Ausland übernimmt neue Standards
"Ein Standort der Westfalia und einer der Landtechnik in den USA ziehen auch im Ausland bei der Standardisierung auf SAP 4.6c und CAX-Anwendungen schon mit", freut sich Parschau, der mit Argumenten überzeugen will: "Mit dem Knüppel erzielt man nur Ergebnisse für ein, zwei Jahre. Dann machen die Leute doch wieder, was sie wollen". Und weiter: "Wer es will, bei dem wird es gemacht." Bisher wollen genug. "Der Rest ist dann einfach nur eine Frage der Zeit".
Nach der ersten Etappe will Parschau auf der einheitlichen Infrastruktur standardisierte Anwendungen aufsetzen. In einer Anwendungs-Harmonisierungs-Initiative will er an allen Standorten der über 300 Töchter von elf Divisionen die ERP-Anwendungen auf SAP 4.6c und Microsoft Navision Axapta standardisieren. Besonderheit: Acht Divisionen haben sich für SAP entschieden, drei für Axapta. "Das habe ich bewusst gefördert, denn ich will Wettbewerb. Keine Fraktion darf sich zu sicher fühlen."
Ein weiteres Riesenprojekt für den neu gestalteten Konzern: der Wechsel von einer Vielzahl unterschiedlicher Provider zu AT & T als einzigem WAN-Provider, der bis Mitte 2005 abgeschlossen sein soll. Im Moment sind von den 300 Standorten rund 60 angeschlossen. "Wegen des gestiegenen Vernetzungsgrads in unserer Gruppe wird die Ausfallsicherheit immer wichtiger. Bei Störungen gab es bisher immer ein endloses Ping-Pong-Spiel, wer Schuld hat", so Parschau.
Eine weitere Herausforderung: "Jetzt kommt der große Schwenk hinein in die Prozesse. Wir wollen die Bereichs-CIOs dazu bringen, interne Prozesse zu optimieren und so einen Added Value erbringen." Seine IT-Leute will er intern aufwerten: Parschau will die IT-Leute aus der Freak-Ecke herausholen. "Das sind nicht mehr die Leute, die man fragt, wie viele Megabyte man für seinen PC braucht.
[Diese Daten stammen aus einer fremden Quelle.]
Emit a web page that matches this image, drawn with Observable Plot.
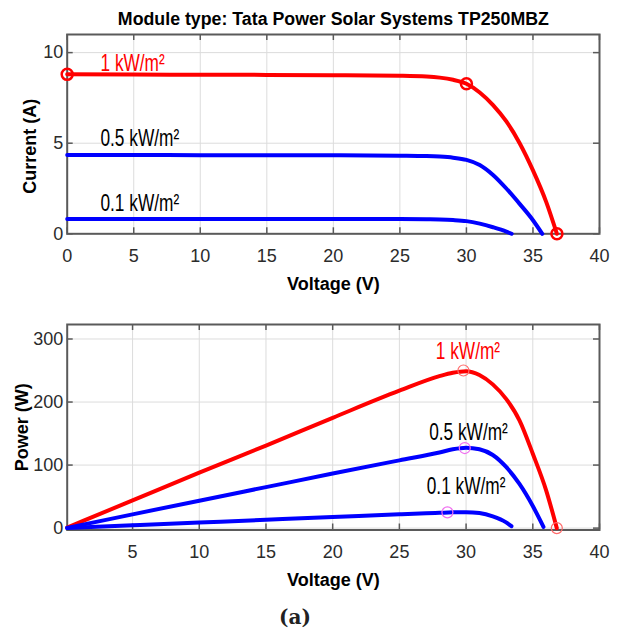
<!DOCTYPE html>
<html>
<head>
<meta charset="utf-8">
<script src="https://cdn.jsdelivr.net/npm/d3@7"></script>
<script src="https://cdn.jsdelivr.net/npm/@observablehq/plot@0.6"></script>
<style>
  html, body { margin: 0; padding: 0; background: #fff; }
  #fig { position: relative; width: 618px; height: 630px; overflow: hidden; }
  #fig svg { position: absolute; left: 0; }
  #caption { position: absolute; left: 255px; width: 80px; top: 605px; text-align: center;
             font: bold 20px "DejaVu Serif", "Liberation Serif", serif; color: #222; }
</style>
</head>
<body>
<div id="fig"><div id="caption">(a)</div></div>
<script>
// Module and irradiance levels
const moduleTitle = "Module type: Tata Power Solar Systems TP250MBZ";
const irradianceLabels = ["1 kW/m²", "0.5 kW/m²", "0.1 kW/m²"];

// I–V characteristics (voltage in V, current in A)
const ivVoltage1000 = [0, 5, 10, 15, 20, 25, 27, 28, 29, 30, 31, 32, 33, 34, 35, 36, 36.8];
const ivCurrent1000 = [8.8, 8.79, 8.78, 8.77, 8.75, 8.72, 8.68, 8.62, 8.5, 8.28, 7.8, 7.1, 6.2, 5.0, 3.5, 1.75, 0];
const ivVoltage500 = [0, 5, 10, 15, 20, 25, 27, 28, 29, 30, 31, 32, 33, 34, 35, 35.7];
const ivCurrent500 = [4.35, 4.35, 4.34, 4.34, 4.33, 4.31, 4.29, 4.26, 4.2, 4.08, 3.8, 3.25, 2.5, 1.65, 0.75, 0];
const ivVoltage100 = [0, 5, 10, 15, 20, 25, 27, 28, 29, 30, 31, 32, 33, 33.4];
const ivCurrent100 = [0.82, 0.82, 0.82, 0.82, 0.82, 0.81, 0.8, 0.79, 0.76, 0.7, 0.56, 0.36, 0.12, 0];

// P–V characteristics (voltage in V, power in W)
const pvVoltage1000 = [0.1, 5, 10, 15, 20, 25, 28, 29, 30, 31, 32, 33, 34, 35, 36, 36.8];
const pvPower1000 = [0.9, 44, 88, 131, 175, 218, 241, 246.5, 249, 243, 228, 205, 171, 118, 60, 0];
const pvVoltage500 = [0.1, 5, 10, 15, 20, 25, 28, 29, 30, 31, 32, 33, 34, 35, 35.8];
const pvPower500 = [0.4, 21.8, 43.5, 65, 86.5, 107.5, 120, 125, 127.5, 125, 116, 97, 70, 35, 2];
const pvVoltage100 = [0.1, 5, 10, 15, 20, 25, 27, 28, 29, 30, 31, 32, 33, 33.4];
const pvPower100 = [0.1, 4.4, 8.8, 13.2, 17.5, 22, 23.6, 24.3, 25, 25.2, 23.8, 18.5, 9, 3];

// Highlighted operating points
const ivMarkVoltage = [0, 30, 36.8];
const ivMarkCurrent = [8.8, 8.28, 0];
const pvMarkVoltage = [29.8, 29.9, 28.6, 36.8];
const pvMarkPower = [250, 127, 25, 0];
const pvMarkColors = ["#ff6b6b", "#f070f0", "#f070f0", "#ff6b6b"];

// Curve label anchors (same units as the axes)
const ivLabelVoltage = [2.5, 2.5, 2.5];
const ivLabelCurrent = [9.0, 4.87, 1.25];
const pvLabelVoltage = [27.73, 27.23, 27.05];
const pvLabelPower = [268.5, 140.4, 54.4];

// Axis ticks
const xTicksIV = [0, 5, 10, 15, 20, 25, 30, 35, 40];
const yTicksIV = [0, 5, 10];
const xTicksPV = [5, 10, 15, 20, 25, 30, 35, 40];
const yTicksPV = [0, 100, 200, 300];

const curveColors = ["#ff0000", "#0000ff", "#0000ff"];
const labelColors = ["#ff0000", "#000000", "#000000"];

const zip = (a, b) => a.map((v, k) => [v, b[k]]);
const ivCurves = [zip(ivVoltage1000, ivCurrent1000), zip(ivVoltage500, ivCurrent500), zip(ivVoltage100, ivCurrent100)];
const pvCurves = [zip(pvVoltage1000, pvPower1000), zip(pvVoltage500, pvPower500), zip(pvVoltage100, pvPower100)];
const ivLabels = irradianceLabels.map((t, k) => ({t, x: ivLabelVoltage[k], y: ivLabelCurrent[k], c: labelColors[k]}));
const pvLabels = irradianceLabels.map((t, k) => ({t, x: pvLabelVoltage[k], y: pvLabelPower[k], c: labelColors[k]}));
const pvMarks = pvMarkVoltage.map((v, k) => ({x: v, y: pvMarkPower[k], c: pvMarkColors[k]}));

const FONT = "'Liberation Sans', Arial, Helvetica, sans-serif";
const GRID = "#dcdcdc";
const BOX = "#5a5a5a";
const W = 618, ML = 66.7, MR = 19;
const FW = W - ML - MR;

function boxMarks(xTicks, yTicks, frameH) {
  return [
    Plot.gridX(xTicks, {stroke: GRID, strokeOpacity: 1, strokeWidth: 1}),
    Plot.gridY(yTicks, {stroke: GRID, strokeOpacity: 1, strokeWidth: 1}),
    // inward tick marks on all four sides
    Plot.tickX(xTicks, {x: d => d, insetTop: frameH - 6, stroke: BOX, strokeWidth: 1.5}),
    Plot.tickX(xTicks, {x: d => d, insetBottom: frameH - 6, stroke: BOX, strokeWidth: 1.5}),
    Plot.tickY(yTicks, {y: d => d, insetRight: FW - 6, stroke: BOX, strokeWidth: 1.5}),
    Plot.tickY(yTicks, {y: d => d, insetLeft: FW - 6, stroke: BOX, strokeWidth: 1.5}),
    Plot.frame({stroke: BOX, strokeWidth: 2}),
    Plot.axisX({ticks: xTicks, tickSize: 0, tickPadding: 15, label: null}),
    Plot.axisY({ticks: yTicks, tickSize: 0, tickPadding: 4, label: null})
  ];
}

const axisTitle = {fontWeight: "bold", fontSize: 18, fill: "#000", textAnchor: "middle", lineAnchor: "middle"};

// Top panel: current vs voltage
const ivTop = 34, ivBottom = 66.7, ivH = 300;
const plotIV = Plot.plot({
  width: W, height: ivH,
  marginTop: ivTop, marginBottom: ivBottom, marginLeft: ML, marginRight: MR,
  style: {fontFamily: FONT, fontSize: "18px", color: "#2b2b2b", background: "transparent", overflow: "visible"},
  x: {domain: [0, 40]},
  y: {domain: [0, 11]},
  marks: [
    ...boxMarks(xTicksIV, yTicksIV, ivH - ivTop - ivBottom),
    ...ivCurves.map((pts, k) => Plot.line(pts, {stroke: curveColors[k], strokeWidth: 4, curve: "monotone-x"})),
    Plot.dot(zip(ivMarkVoltage, ivMarkCurrent), {r: 5.5, stroke: "#ff0000", strokeWidth: 2.5, fill: "none"}),
    Plot.text(ivLabels, {x: "x", y: "y", text: "t", fill: "c", textAnchor: "start", lineAnchor: "bottom", fontSize: 24}),
    Plot.text([moduleTitle], {frameAnchor: "top", dy: -15, ...axisTitle}),
    Plot.text(["Voltage (V)"], {frameAnchor: "bottom", dy: 50.5, ...axisTitle}),
    Plot.text(["Current (A)"], {frameAnchor: "left", dx: -36.5, dy: 12, rotate: -90, ...axisTitle})
  ]
});

// Bottom panel: power vs voltage
const pvTop = 24, pvBottom = 70.5, pvH = 300;
const plotPV = Plot.plot({
  width: W, height: pvH,
  marginTop: pvTop, marginBottom: pvBottom, marginLeft: ML, marginRight: MR,
  style: {fontFamily: FONT, fontSize: "18px", color: "#2b2b2b", background: "transparent", overflow: "visible"},
  x: {domain: [0.1, 40]},
  y: {domain: [-3, 323]},
  marks: [
    ...boxMarks(xTicksPV, yTicksPV, pvH - pvTop - pvBottom),
    ...pvCurves.map((pts, k) => Plot.line(pts, {stroke: curveColors[k], strokeWidth: 4, curve: "monotone-x"})),
    Plot.dot(pvMarks, {x: "x", y: "y", r: 5.5, stroke: "c", strokeWidth: 1.2, fill: "none"}),
    Plot.text(pvLabels, {x: "x", y: "y", text: "t", fill: "c", textAnchor: "start", lineAnchor: "bottom", fontSize: 24}),
    Plot.text(["Voltage (V)"], {frameAnchor: "bottom", dy: 50.5, ...axisTitle}),
    Plot.text(["Power (W)"], {frameAnchor: "left", dx: -45, rotate: -90, ...axisTitle})
  ],
  color: {type: "identity"}
});

const fig = document.getElementById("fig");
plotIV.style.top = "0px";
plotPV.style.top = "300px";
fig.appendChild(plotIV);
fig.appendChild(plotPV);

// Condense the curve labels and fit the title to its width
for (const svg of [plotIV, plotPV]) {
  svg.querySelectorAll("text").forEach(t => {
    const s = t.textContent;
    if (s.includes("kW/m")) {
      const w = t.getComputedTextLength();
      t.setAttribute("textLength", (w * 0.72).toFixed(1));
      t.setAttribute("lengthAdjust", "spacingAndGlyphs");
    } else if (s === moduleTitle) {
      t.setAttribute("textLength", "431");
      t.setAttribute("lengthAdjust", "spacingAndGlyphs");
    }
  });
}
</script>
</body>
</html>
Sie sollen sich mit Dingen beschäftigen, die für das Geschäft relevant sind."
Parschaus rigoroses Standardisierungskonzept trägt der Vorstand mit. "Ich habe das mehrfach auf oberster Ebene vorgestellt", sagt der IT-Chef, der an CFO Peter Steiner berichtet. In dem dezentralen GEA-Konzern sieht sich Parschau mit seiner IT immer mehr als Klammer des Ganzen: "Außer der IT kann keiner mehr die Prozesse wirklich überblicken; hier laufen alle Fäden zusammen."